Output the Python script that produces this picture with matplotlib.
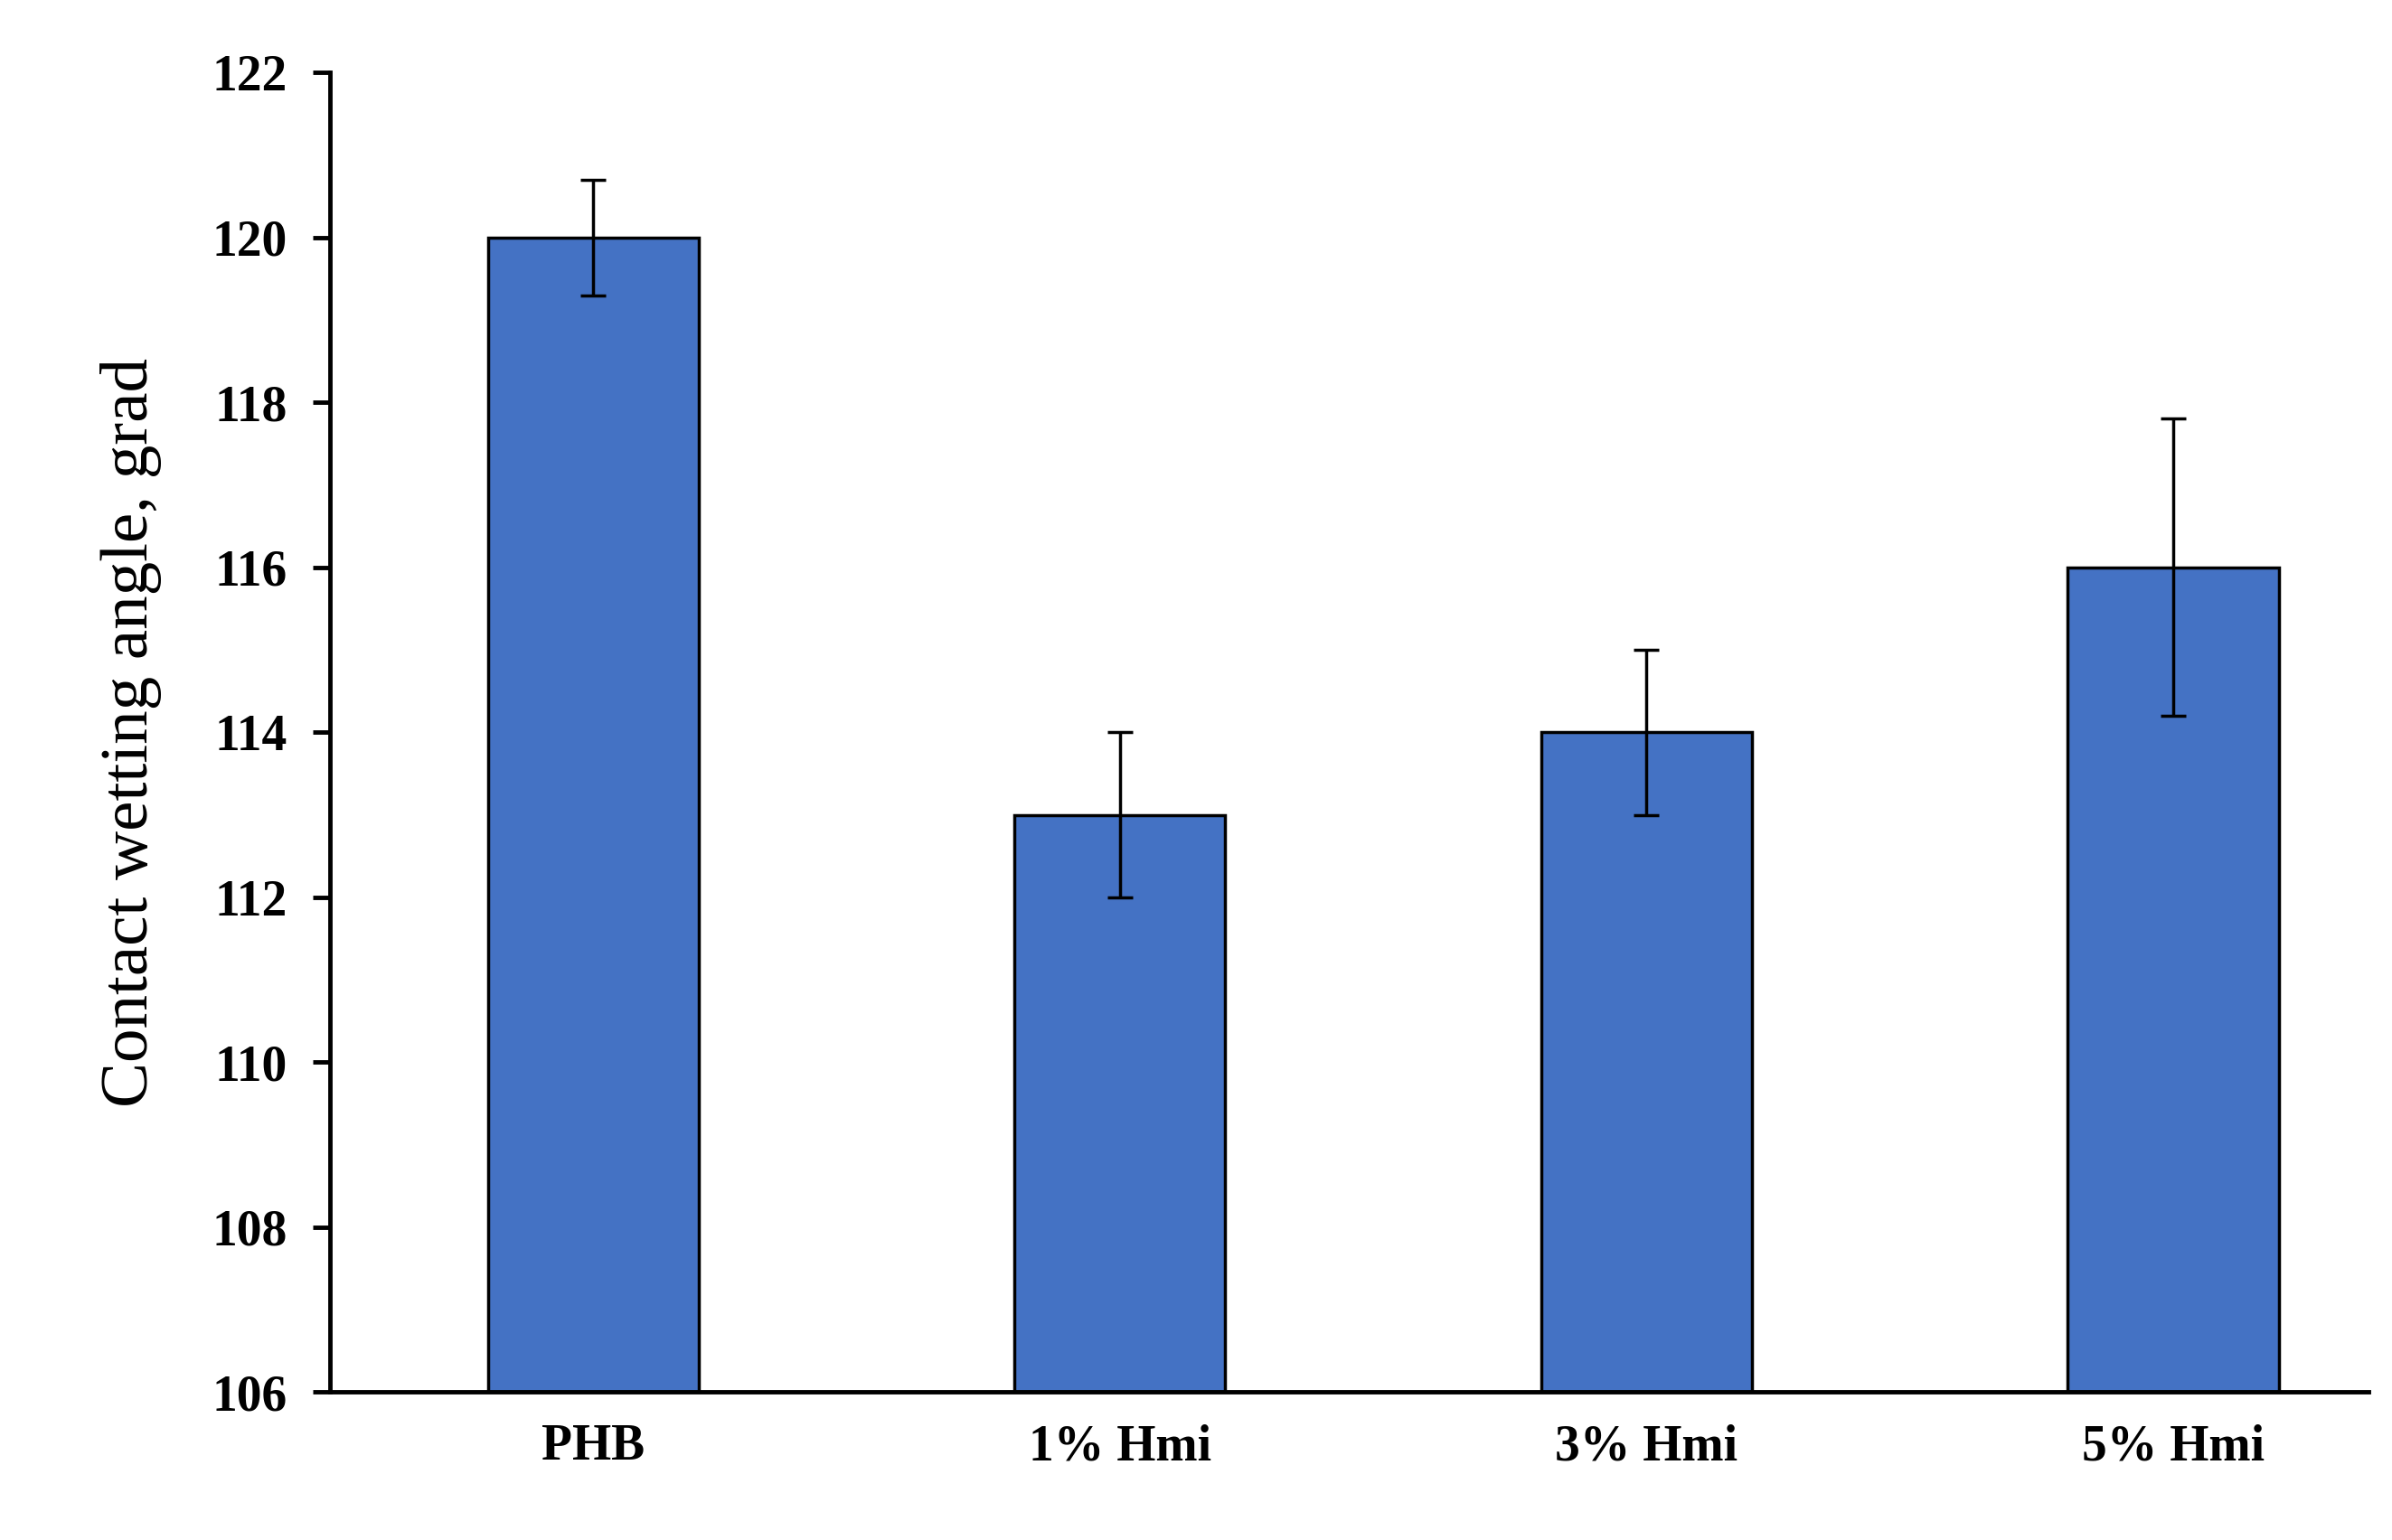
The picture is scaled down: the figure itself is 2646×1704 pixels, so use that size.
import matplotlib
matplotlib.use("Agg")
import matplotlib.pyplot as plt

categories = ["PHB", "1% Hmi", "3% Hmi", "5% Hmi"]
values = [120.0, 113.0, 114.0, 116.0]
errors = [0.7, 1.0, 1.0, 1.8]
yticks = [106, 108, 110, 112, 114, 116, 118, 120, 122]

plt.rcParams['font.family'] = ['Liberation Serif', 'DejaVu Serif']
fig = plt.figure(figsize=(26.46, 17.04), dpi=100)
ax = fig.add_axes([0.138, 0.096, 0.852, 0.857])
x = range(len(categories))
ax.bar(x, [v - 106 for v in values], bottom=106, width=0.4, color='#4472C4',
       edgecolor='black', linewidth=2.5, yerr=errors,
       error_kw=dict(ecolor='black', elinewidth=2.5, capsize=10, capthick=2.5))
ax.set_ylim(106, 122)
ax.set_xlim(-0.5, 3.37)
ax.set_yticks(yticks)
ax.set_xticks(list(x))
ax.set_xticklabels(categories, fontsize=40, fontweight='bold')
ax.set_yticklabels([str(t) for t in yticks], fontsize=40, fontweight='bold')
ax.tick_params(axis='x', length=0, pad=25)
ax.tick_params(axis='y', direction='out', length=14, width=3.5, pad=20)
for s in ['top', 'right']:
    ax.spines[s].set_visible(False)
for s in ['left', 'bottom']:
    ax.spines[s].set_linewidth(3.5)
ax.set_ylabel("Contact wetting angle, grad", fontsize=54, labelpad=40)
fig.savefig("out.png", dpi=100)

◆ ◆ ◆ ◆ ◆

• Problem details: Take the material above from its first line through the line holding "yticks = [106, 108, 110, 112, 114, 116, 118, 120, 122]" and set it down exactly, without the pictures.

• Exercise output:
Output the Python script that produces this picture with matplotlib.
The picture is scaled down: the figure itself is 2646×1704 pixels, so use that size.
import matplotlib
matplotlib.use("Agg")
import matplotlib.pyplot as plt

categories = ["PHB", "1% Hmi", "3% Hmi", "5% Hmi"]
values = [120.0, 113.0, 114.0, 116.0]
errors = [0.7, 1.0, 1.0, 1.8]
yticks = [106, 108, 110, 112, 114, 116, 118, 120, 122]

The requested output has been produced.